The number of people waiting more than 24 months for their application to be processed has risen by nearly 50 per cent since May of this year when there were 3,629 people waiting for the same length of time.
Meanwhile, 3,202 people have been waiting between 18 and 24 months; 4,677 are waiting 12-18 months; 5,304 are waiting six months to a year and 4,625 have been waiting less than six months, data released to The Irish Times shows.
A total of 4,821 applications had been fully processed by the end of October 2020, compared to the total 9,332 applications decided in 2019.
It is understood a number of applicants who have been waiting over a year for their application to be processed received a letter from the department in recent weeks stating the process of ensuring applicants are of “good character” can take a “considerable period of time” and that there is “always a proportion of cases that take longer than the norm to process”.
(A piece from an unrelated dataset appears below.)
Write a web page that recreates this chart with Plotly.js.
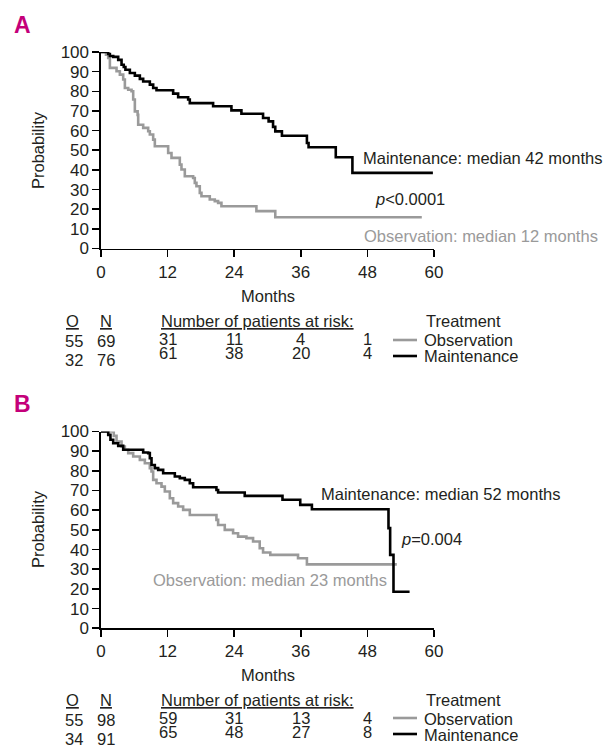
<!DOCTYPE html>
<html>
<head>
<meta charset="utf-8">
<script src="https://cdn.plot.ly/plotly-3.0.1.min.js"></script>
<style>html,body{margin:0;padding:0;background:#fff;}#chart{width:614px;height:749px;}</style>
</head>
<body>
<div id="chart"></div>
<script>
// ---- Data ----
var xTicks = [0, 12, 24, 36, 48, 60];
var yTicks = [0, 10, 20, 30, 40, 50, 60, 70, 80, 90, 100];

// Panel A (step curves: month, survival %)
var aMaintT = [0, 1.3, 1.6, 2.2, 3.1, 3.7, 4.1, 4.4, 5.2, 6.1, 7.0, 7.6, 8.8, 9.4, 10.0, 13.0, 13.9, 15.7, 16.0, 20.2, 23.5, 25.3, 29.2, 30.2, 31.0, 31.4, 32.6, 37.1, 37.4, 42.3, 45.3, 59.8];
var aMaintS = [100, 99, 98, 97.5, 96, 93.5, 92.4, 91, 89.3, 88, 86.3, 85, 83.4, 81.7, 80.5, 78.8, 77, 75.8, 74, 72.4, 70.3, 68.6, 66.4, 64.7, 61.9, 59.6, 57.4, 53.7, 51.5, 46.4, 38.5, 38.5];
var aObsT = [0, 0.9, 1.3, 1.6, 2.8, 3.4, 4.0, 4.3, 4.9, 5.5, 5.8, 6.1, 6.6, 6.7, 7.6, 8.5, 8.8, 9.4, 9.7, 12.1, 12.7, 14.2, 14.5, 15.1, 16.6, 16.9, 17.2, 17.8, 18.1, 19.6, 20.5, 21.1, 21.7, 28.0, 31.4, 57.8];
var aObsS = [100, 98.6, 97, 91.9, 90.2, 88.5, 86, 81.7, 80.8, 80, 75.8, 69.8, 68, 63, 61.4, 59.7, 58, 55.4, 52, 48.6, 46.1, 42.7, 40.2, 36.8, 35.9, 33.4, 31.7, 28.3, 26.6, 24.9, 24.1, 23.2, 21.5, 19, 15.9, 15.9];

// Panel B
var bMaintT = [0, 1.3, 1.7, 2.2, 3.1, 4.0, 7.6, 8.5, 8.8, 9.1, 9.7, 10.3, 11.2, 13.3, 14.2, 15.1, 16.0, 16.6, 20.8, 21.1, 25.9, 32.7, 35.9, 38.0, 51.8, 52.1, 52.7, 55.6];
var bMaintS = [100, 98.3, 95.8, 94, 92.7, 90.7, 89.3, 89, 86.4, 83, 81.4, 80.5, 78.8, 77.1, 76.3, 75.4, 73.7, 71.7, 70.3, 69, 67.3, 65.3, 62.7, 60.5, 50.9, 37.3, 18.6, 18.6];
var bObsT = [0, 2.3, 2.8, 3.7, 4.3, 4.9, 5.8, 7.0, 7.9, 8.8, 9.1, 9.4, 10.0, 10.9, 11.5, 12.4, 13.0, 13.9, 14.8, 16.0, 20.8, 21.1, 22.3, 23.8, 24.7, 26.2, 27.4, 28.6, 29.2, 30.5, 35.5, 37.1, 53.3];
var bObsS = [100, 97.8, 94.9, 92.4, 90.7, 89, 87.3, 85.6, 83.9, 81.4, 79.7, 75.4, 73.7, 72, 69.5, 66.1, 63.6, 61.9, 60.2, 57.6, 55.1, 52.5, 50, 48.3, 46.6, 45.8, 44.1, 40.7, 38.5, 37.3, 35.6, 32.5, 32.5];

// Risk tables
var riskMonths = [12, 24, 36, 48];
var aRiskObs = [31, 11, 4, 1];
var aRiskMaint = [61, 38, 20, 4];
var bRiskObs = [59, 31, 13, 4];
var bRiskMaint = [65, 48, 27, 8];
var aON = {obs: [55, 69], maint: [32, 76]};
var bON = {obs: [55, 98], maint: [34, 91]};

var seriesNames = ['Observation', 'Maintenance'];
var panelLabels = ['A', 'B'];
var medianA = ['Observation: median 12 months', 'Maintenance: median 42 months'];
var medianB = ['Observation: median 23 months', 'Maintenance: median 52 months'];
var pA = '<i>p</i><0.0001';
var pB = '<i>p</i>=0.004';

// ---- Styles ----
var W = 614, H = 749;
var FONT = 'Liberation Sans, Arial, Helvetica, sans-serif';
var FS = 16.5;
var TXT = '#231f20';
var GRAY = '#9a9a9a';
var MAG = '#c4007a';
function px(x) { return x / W; }
function py(y) { return 1 - y / H; }

var traces = [
  {x: aObsT, y: aObsS, xaxis: 'x', yaxis: 'y', mode: 'lines', line: {shape: 'hv', color: GRAY, width: 2.6}, name: seriesNames[0]},
  {x: aMaintT, y: aMaintS, xaxis: 'x', yaxis: 'y', mode: 'lines', line: {shape: 'hv', color: '#000', width: 2.6}, name: seriesNames[1]},
  {x: bObsT, y: bObsS, xaxis: 'x2', yaxis: 'y2', mode: 'lines', line: {shape: 'hv', color: GRAY, width: 2.6}, name: seriesNames[0]},
  {x: bMaintT, y: bMaintS, xaxis: 'x2', yaxis: 'y2', mode: 'lines', line: {shape: 'hv', color: '#000', width: 2.6}, name: seriesNames[1]}
];

function xAx(anchor) {
  return {domain: [px(101), px(434)], anchor: anchor, range: [0, 60], tickvals: xTicks, ticktext: xTicks.map(String),
    showline: true, linecolor: '#000', linewidth: 1.6, ticks: 'outside', ticklen: 7, tickwidth: 1.6, tickcolor: '#000',
    showgrid: false, zeroline: false, fixedrange: true, tickfont: {family: FONT, size: 17, color: TXT}};
}
function yAx(anchor, top, bottom) {
  return {domain: [py(bottom), py(top)], anchor: anchor, range: [0, 100], tickvals: yTicks, ticktext: yTicks.map(String),
    showline: true, linecolor: '#000', linewidth: 1.6, ticks: 'outside', ticklen: 7, tickwidth: 1.6, tickcolor: '#000',
    showgrid: false, zeroline: false, fixedrange: true, tickfont: {family: FONT, size: 17, color: TXT}};
}

var ann = [];
function T(text, x, y, opts) {
  opts = opts || {};
  ann.push({text: text, xref: 'paper', yref: 'paper', x: px(x), y: py(y), xanchor: opts.xa || 'left', yanchor: 'middle',
    showarrow: false, font: {family: FONT, size: opts.size || FS, color: opts.color || TXT}, textangle: opts.angle || 0});
}

function panel(off, label, med, pTxt, pPos, medPos, ON, rObs, rMaint, xref) {
  T('<b>' + label + '</b>', 12, 25 + off, {size: 23, color: MAG});
  T('Probability', 38, 150 + off, {xa: 'center', angle: -90});
  T('Months', 268, 296 + off, {xa: 'center'});
  T(med[1], medPos[1][0], medPos[1][1] + off);
  T(med[0], medPos[0][0], medPos[0][1] + off, {color: GRAY});
  T(pTxt, pPos[0], pPos[1] + off);
  // O / N table
  T('<u>O</u>', 72.5, 321 + off, {xa: 'center'});
  T('<u>N</u>', 105.5, 321 + off, {xa: 'center'});
  T(String(ON.obs[0]), 73.5, 341 + off, {xa: 'center'});
  T(String(ON.obs[1]), 106, 341 + off, {xa: 'center'});
  T(String(ON.maint[0]), 73.5, 360 + off, {xa: 'center'});
  T(String(ON.maint[1]), 106, 360 + off, {xa: 'center'});
  T('<u>Number of patients at risk:</u>', 159, 321 + off);
  for (var i = 0; i < riskMonths.length; i++) {
    ann.push({text: String(rObs[i]), xref: xref, yref: 'paper', x: riskMonths[i], y: py(339 + off), xanchor: 'center', yanchor: 'middle',
      showarrow: false, font: {family: FONT, size: FS, color: TXT}});
    ann.push({text: String(rMaint[i]), xref: xref, yref: 'paper', x: riskMonths[i], y: py(353 + off), xanchor: 'center', yanchor: 'middle',
      showarrow: false, font: {family: FONT, size: FS, color: TXT}});
  }
  T('Treatment', 424, 321 + off);
  T(seriesNames[0], 422, 340 + off);
  T(seriesNames[1], 422, 356 + off);
}

var shapes = [];
function legendLines(off) {
  shapes.push({type: 'line', xref: 'paper', yref: 'paper', x0: px(393), x1: px(417), y0: py(340 + off), y1: py(340 + off), line: {color: GRAY, width: 2.6}});
  shapes.push({type: 'line', xref: 'paper', yref: 'paper', x0: px(393), x1: px(417), y0: py(356 + off), y1: py(356 + off), line: {color: '#000', width: 2.6}});
}

panel(0, panelLabels[0], medianA, pA, [373, 199], [[362, 236], [361, 158]], aON, aRiskObs, aRiskMaint, 'x');
panel(379, panelLabels[1], medianB, pB, [399, 160], [[151, 201], [319, 115]], bON, bRiskObs, bRiskMaint, 'x2');
legendLines(0);
legendLines(378);

var layout = {
  width: W, height: H, margin: {l: 0, r: 0, t: 0, b: 0}, paper_bgcolor: '#fff', plot_bgcolor: 'rgba(0,0,0,0)',
  showlegend: false,
  xaxis: xAx('y'), yaxis: yAx('x', 52, 248.5),
  xaxis2: xAx('y2'), yaxis2: yAx('x2', 431.5, 628.3),
  annotations: ann, shapes: shapes,
  font: {family: FONT, color: TXT}
};

Plotly.newPlot('chart', traces, layout, {staticPlot: true, displayModeBar: false});
</script>
</body>
</html>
The department told The Irish Times that the longer wait time for applications to be processed should be viewed in the context of the “significant disruption to normal processing experienced due to the High Court challenge on continuous residency in 2019” and the “ongoing staffing restrictions that have been in place since March due to Covid-19”.
It said immigration services has not suspended the receipt or processing of applications at any point during the pandemic but that process rates have been “negatively impacted” by Covid-19 restrictions.
Citizenship ceremonies were put on hold for five months last year after High Court judge Mr Justice Max Barrett ruled that any person applying for Irish citizenship could not spend a day outside Ireland in the year before applying.
Last November, the Court of Appeal overturned the ruling that applicants needed unbroken residence for an entire year in Ireland. The incident resulted in a backlog of 20,500 people by December 2019 who were waiting to be sworn in as Irish citizens by a judge.
The department noted that a “significant proportion” of applications would have been completed during 2020 were it not for the impact of Covid-19 which has meant no in-person citizenship ceremonies have taken place in the past eight months.
The last citizenship ceremonies, held in early March, saw 5,000 people from 135 countries welcomed as Irish citizens. A virtual ceremony was held in July but the minister for justice said future events of this sort would not be “feasible” because of the high demand.
Ms McEntee announced in October that citizenship ceremonies would be temporarily replaced with a requirement for citizenship applicants to sign an affidavit declaring loyalty to the State.
A spokesman for the Department of Justice said the new system is expected to become operational in early 2021 once the minister has signed a statutory instrument to the Irish Nationality and Citizenship Act 1956. Once the system is in use, around 5,000 people will be able to conclude their citizenship journey, he said.
Information on this new system will be posted on the immigration services delivery website “when appropriate” and in-person citizenship ceremonies will resume once circumstances allow, he added.